Praise for US officials' modest lunch bill in China

Praise for US officials' modest lunch bill in China

Chinese netizens praised the US Treasury chief for eating a cheap dumpling lunch after meeting new President Xi Jinping, comparing his modest bill to the lavish spending habits of domestic officials.

US Treasury Secretary Jacob Lew (L) and Chinese Premier Li Keqiang in Beijing on March 20, 2013. Chinese netizens praised the US Treasury chief for eating a cheap dumpling lunch after meeting new President Xi Jinping, comparing his modest bill to the lavish spending habits of domestic officials.

Jacob Lew met Xi in the grandeur of Beijing's Great Hall of the People on Tuesday, and later had lunch with two colleagues at the Bao Yuan Dumpling House near the US Embassy, where the bill came to 109 yuan ($17.50).

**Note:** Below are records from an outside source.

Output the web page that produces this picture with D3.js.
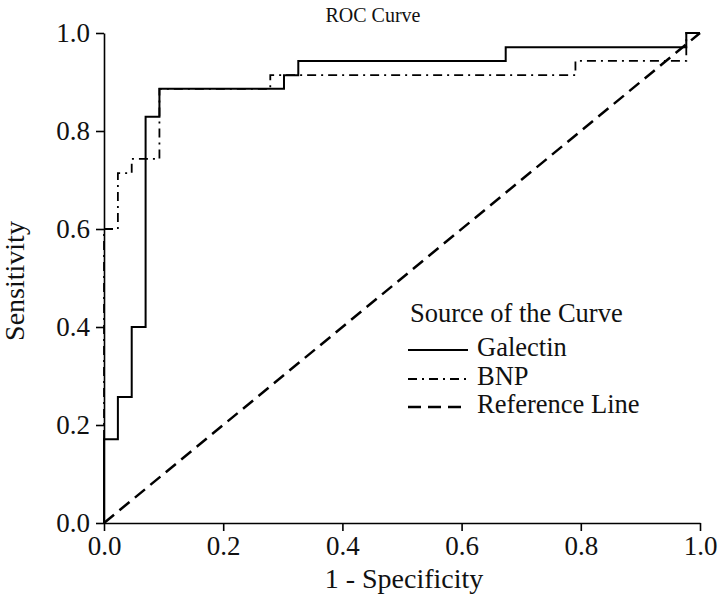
<!DOCTYPE html>
<html>
<head>
<meta charset="utf-8">
<script src="https://cdn.jsdelivr.net/npm/d3@7"></script>
<style>
  html, body { margin: 0; padding: 0; background: #fff; }
  svg { display: block; font-family: "Liberation Serif", "Times New Roman", serif; }
</style>
</head>
<body>
<svg id="chart" width="719" height="608"></svg>
<script>
// ---- Data ----
const galectinFPR = [0, 0, 0.0233, 0.0465, 0.0698, 0.093, 0.302, 0.326, 0.674, 0.977, 1];
const galectinTPR = [0, 0.171, 0.257, 0.400, 0.829, 0.886, 0.914, 0.943, 0.971, 1.0, 1.0];
const bnpFPR = [0, 0, 0.0233, 0.0465, 0.093, 0.279, 0.791, 0.977, 1];
const bnpTPR = [0, 0.600, 0.714, 0.743, 0.886, 0.914, 0.943, 1.0, 1.0];
const refFPR = [0, 1];
const refTPR = [0, 1];
const tickValues = [0, 0.2, 0.4, 0.6, 0.8, 1.0];
const legendLabels = ["Galectin", "BNP", "Reference Line"];

const svg = d3.select("#chart");
const x = d3.scaleLinear().domain([0, 1]).range([104, 700]);
const y = d3.scaleLinear().domain([0, 1]).range([523, 33]);

const fs = 27;

// Axes
const xAxis = d3.axisBottom(x).tickValues(tickValues).tickFormat(d3.format(".1f")).tickSizeOuter(0).tickSizeInner(8).tickPadding(5);
const yAxis = d3.axisLeft(y).tickValues(tickValues).tickFormat(d3.format(".1f")).tickSizeOuter(0).tickSizeInner(8).tickPadding(6);

const gx = svg.append("g").attr("transform", `translate(0,${y(0)})`).call(xAxis);
const gy = svg.append("g").attr("transform", `translate(${x(0)},0)`).call(yAxis);
[gx, gy].forEach(g => {
  g.selectAll("path, line").attr("stroke", "#000").attr("stroke-width", 1.6);
  g.selectAll("text").attr("font-size", fs).attr("font-family", "Liberation Serif").attr("fill", "#111");
});

const toPts = (xs, ys) => xs.map((v, i) => [v, ys[i]]);
const stepLine = d3.line().x(d => x(d[0])).y(d => y(d[1])).curve(d3.curveStepAfter);
const straight = d3.line().x(d => x(d[0])).y(d => y(d[1]));

// Reference line
svg.append("path").attr("d", straight(toPts(refFPR, refTPR)))
  .attr("fill", "none").attr("stroke", "#000").attr("stroke-width", 2.5)
  .attr("stroke-dasharray", "13,7");

// BNP
svg.append("path").attr("d", stepLine(toPts(bnpFPR, bnpTPR)))
  .attr("fill", "none").attr("stroke", "#000").attr("stroke-width", 1.8)
  .attr("stroke-dasharray", "9,5,2,5");

// Galectin
svg.append("path").attr("d", stepLine(toPts(galectinFPR, galectinTPR)))
  .attr("fill", "none").attr("stroke", "#000").attr("stroke-width", 2);

// Title
svg.append("text").attr("x", 373).attr("y", 22).attr("text-anchor", "middle")
  .attr("font-size", 20).attr("fill", "#111").text("ROC Curve");

// Axis titles
svg.append("text").attr("x", 404).attr("y", 588).attr("text-anchor", "middle")
  .attr("font-size", 28).attr("fill", "#111").text("1 - Specificity");
svg.append("text").attr("transform", "translate(24,281) rotate(-90)").attr("text-anchor", "middle")
  .attr("font-size", 28).attr("fill", "#111").text("Sensitivity");

// Legend
const lfs = 26.5;
const lg = svg.append("g");
lg.append("text").attr("x", 410).attr("y", 322).attr("font-size", lfs).attr("fill", "#111").text("Source of the Curve");
const styles = [
  { w: 2, dash: null },
  { w: 1.8, dash: "9,5,2,5" },
  { w: 2.5, dash: "13,7" }
];
const rowY = [350, 379, 407];
legendLabels.forEach((lab, i) => {
  const ln = lg.append("line").attr("x1", 408).attr("x2", 468).attr("y1", rowY[i]).attr("y2", rowY[i])
    .attr("stroke", "#000").attr("stroke-width", styles[i].w);
  if (styles[i].dash) ln.attr("stroke-dasharray", styles[i].dash);
  lg.append("text").attr("x", 477).attr("y", rowY[i] + 6).attr("font-size", lfs).attr("fill", "#111").text(lab);
});
</script>
</body>
</html>
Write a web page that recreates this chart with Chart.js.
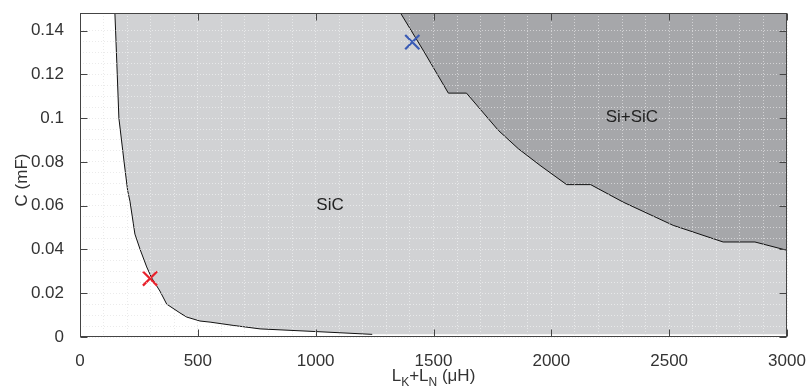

"Chinese officials -- take a look at what the Americans do and blush," said one online post on the Tencent Weibo, a Chinese version of Twitter. "They pay their own bills, while our officials use tens of thousands of yuan of our money."

Online posts said the treasury secretary and his fellow diners ordered vegetarian dumplings, a number of cold dishes and tea.

"Some people will say this is putting on a show, but from our officials we do not even get that," said another.

The restaurant, which is popular with expats and locals due to its reasonable prices, specialises in creatively presented dumplings.

Some posters referred to "gutter oil", one of China's perennial food safety scandals, in which cheap recycled cooking oil is made illegally from leftovers and material scooped out of restaurant drains.

"Mr Treasury Secretary, you are not afraid of our gutter oil? You are so brave! Our officials never go to such small restaurants," said a poster on China's largest online forum, Sina Weibo.

Officials in China are often the focus of public anger over corruption and exuberant lifestyles, and new Premier Li Keqiang said Sunday that "practising frugality in government affairs" would help "win" the trust of the people.

State-run media have lavished praise on Xi for confining himself to "four dishes and one soup" while on visits.